More on graffiti and stencils. Wandering about town to get the photos, and looking through the archive, has reminded me why I'm interested in well-designed and executed street art. And why it leaves me bored when it's out of its natural context.
Like fanfic, 'zines and mash up music, the appeal is connected to the amateur nature. Not in the perjorative not-very-good sense of the word but in the passionate not-for-profit way in which these forms generate and replicate without any official sanction or financial consideration. This is culture reproducing itself without the mediation of commercialism: people appropriating what they like and, by re-interpreting it, making it their own and spreading it onwards. It's a system of cultural reproduction which comes up from the subcultures rather than coming down from the arbiters of taste. Active co-option rather than passive absorbtion. It also has the ability, through being embedded in the public space, of jolting you out of the eyes-down, getoutofmyway charge through daily life. It wakes you up to your surroundings.

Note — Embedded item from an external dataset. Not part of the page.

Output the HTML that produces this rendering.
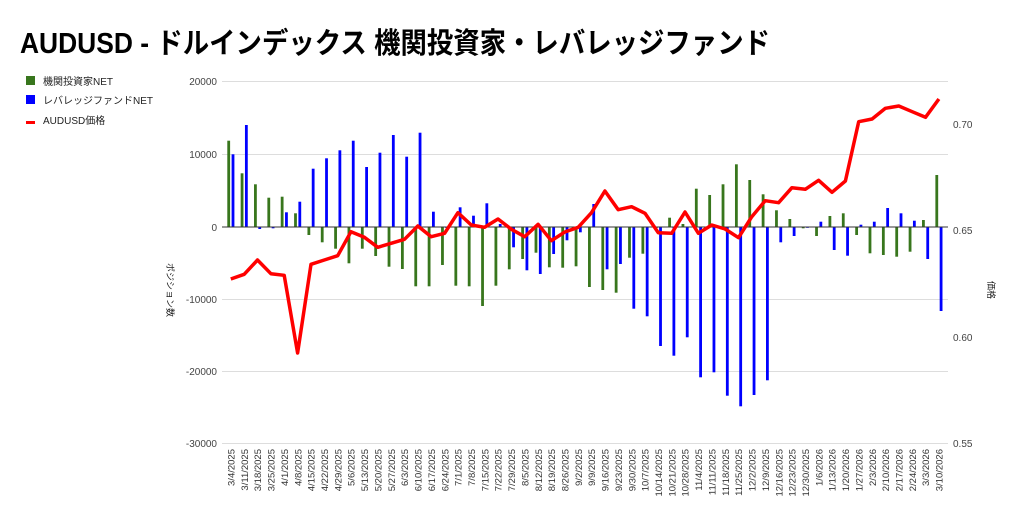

Just before Christmas, I went to Santa's Ghetto in London. They didn't have any photos online before I went, so I was expecting something a little more anarchic and haphazard, a little more like a street bazaar, than the bog standard cooler than thou art gallery. I find it rather ironic - and gods, I hope it is meant to be - that the pictures on walls collective claim to be "art for everybody, made by nobodies" and then sell it on the names of Hewlett, Banksy etc. I like Banksy's work, like it a lot. The Tate Britain escapade is one of those things you want to do yourself*. I first saw the stencil stuff on old wooden hoardings in a dirty side street south of the river and it gave me that jolt. That jaw down, laugh out loud, wow jolt. Seeing it pinned to a wall, tagged with a label and a price, all that sense of spontaneity was drained out. It's not an "illegal = cool" thing (got past that a decade ago), it's a context thing. By pricing something, it is devalued. It's become a commodity, a possession to be bought rather than an idea to be appropriated (coincidentally chequebook vandalism was the first Banksy I saw). It's preserving something rather than letting it evolve.
I'm fairly positive I could do an over-extended metaphor involving butterflies at this point, so I'm going to stop. I've already had to edit out the word 'capitalism'.
*I've had an idea for one for a while now, it's just getting the wherewithal to create it and the confidence to do it.